It’s nearly that time of the year again — time to harvest the cash back rewards I’ve “earned” on my various credit cards.
From a strictly rational maximizing point of view, the best method would be to claim my cash rewards multiple times throughout the year and put that money to work immediately.
But as with every money decision we make: it’s personal.
In this case the rational-maximizer part of me is easily shouted down by the irrational big-payday emotional- and psychological-gratification-seeking part of me.
With a few exceptions, I like to let my cash reward balances grow all year long and then claim them all at the very end of December or in early January. Since I put every purchase possible on a credit card, my annual cash back harvest is not insignificant.
This year my total cash back rewards should top $1,200. Balanced against my annual credit cards fees ($0) and the interest I pay on credit card balances over the course of the year ($0), that’s a net gain of about $1,200 [yeah, you see what I did there?].
I snuck in that last point but let’s not gloss over how important it is: if you’re using a credit card to earn rewards (points or cash) but you’re carrying a balance and, therefore, paying compounded interest even just a few times each year — do some math and make sure your credit card habits are not resulting in a net loss.
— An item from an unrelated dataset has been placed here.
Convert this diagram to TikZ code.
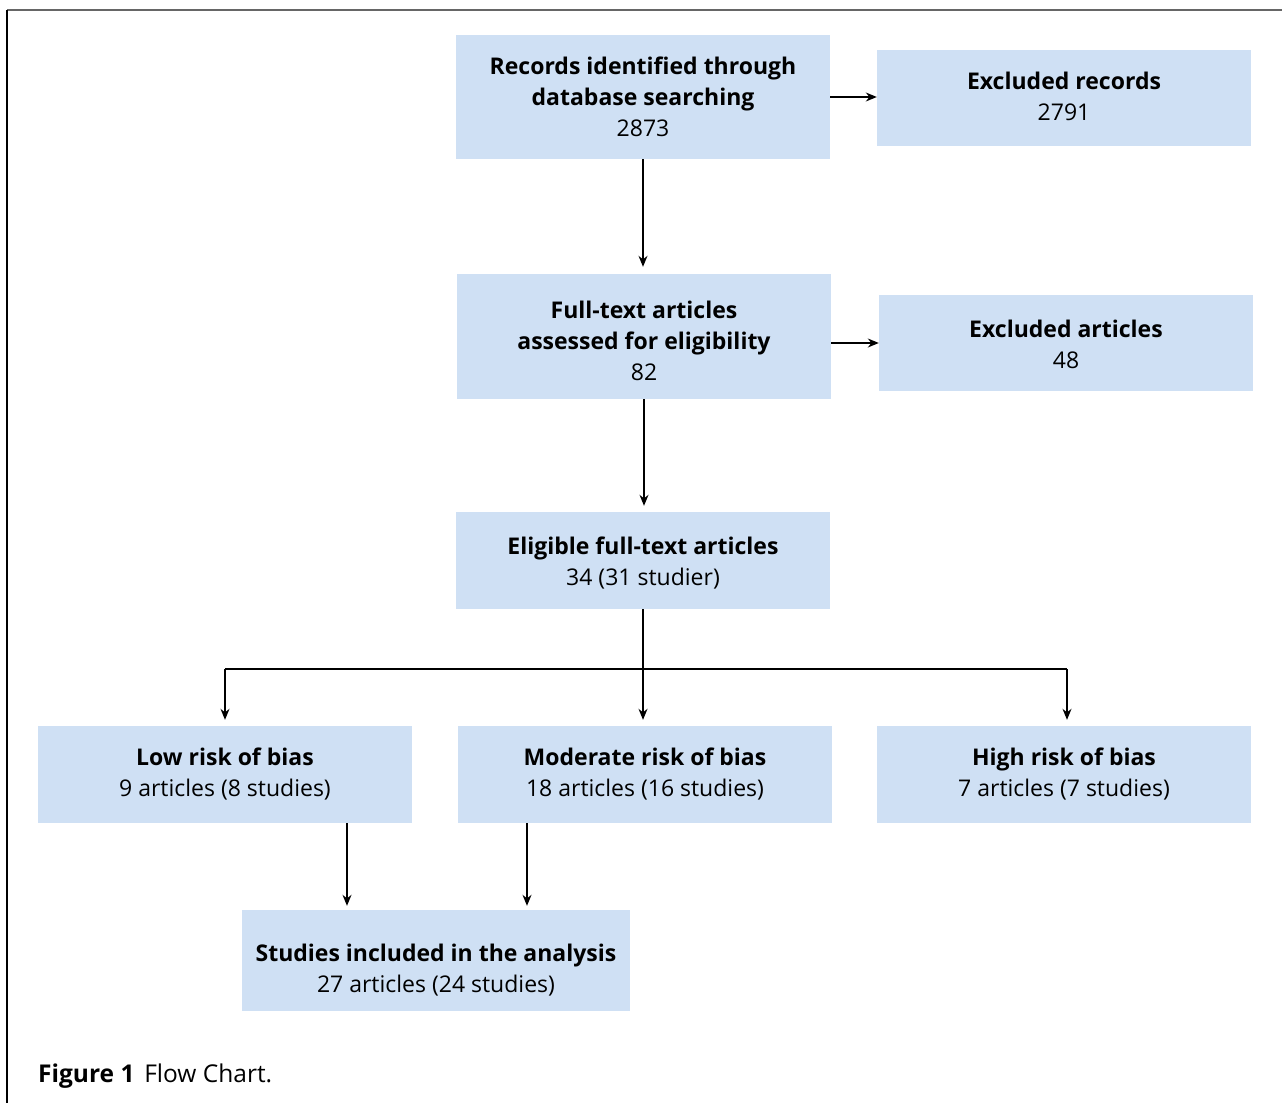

If you are carrying a balance and paying interest but still making new charges to your card to earn rewards, it’s likely that the math is simply too significant to make a case for acceptable irrational and emotionally-gratifying rewards-seeking behavior. Each situation is different but I’d likely recommend that you cease all credit card use until your card is paid in full with no interest charges for a few months before you start charging to the card again.
The key points here are:
- strategic use of credit cards can result in cash back rewards that, over time, add up to real money
- even money coaches engage in a little harmless irrational money behavior now and again
- if your fees and interest exceeds the rewards you earn, stop and rethink your strategy
Happy Harvesting to all you savvy credit card users out there — whether you harvest your rewards throughout the year or you wait, as I do, and do it once a year. And if you’re not quite to the point of being able to earn more in rewards than you’re paying out in interest and fees, keep on keeping on. You can do it.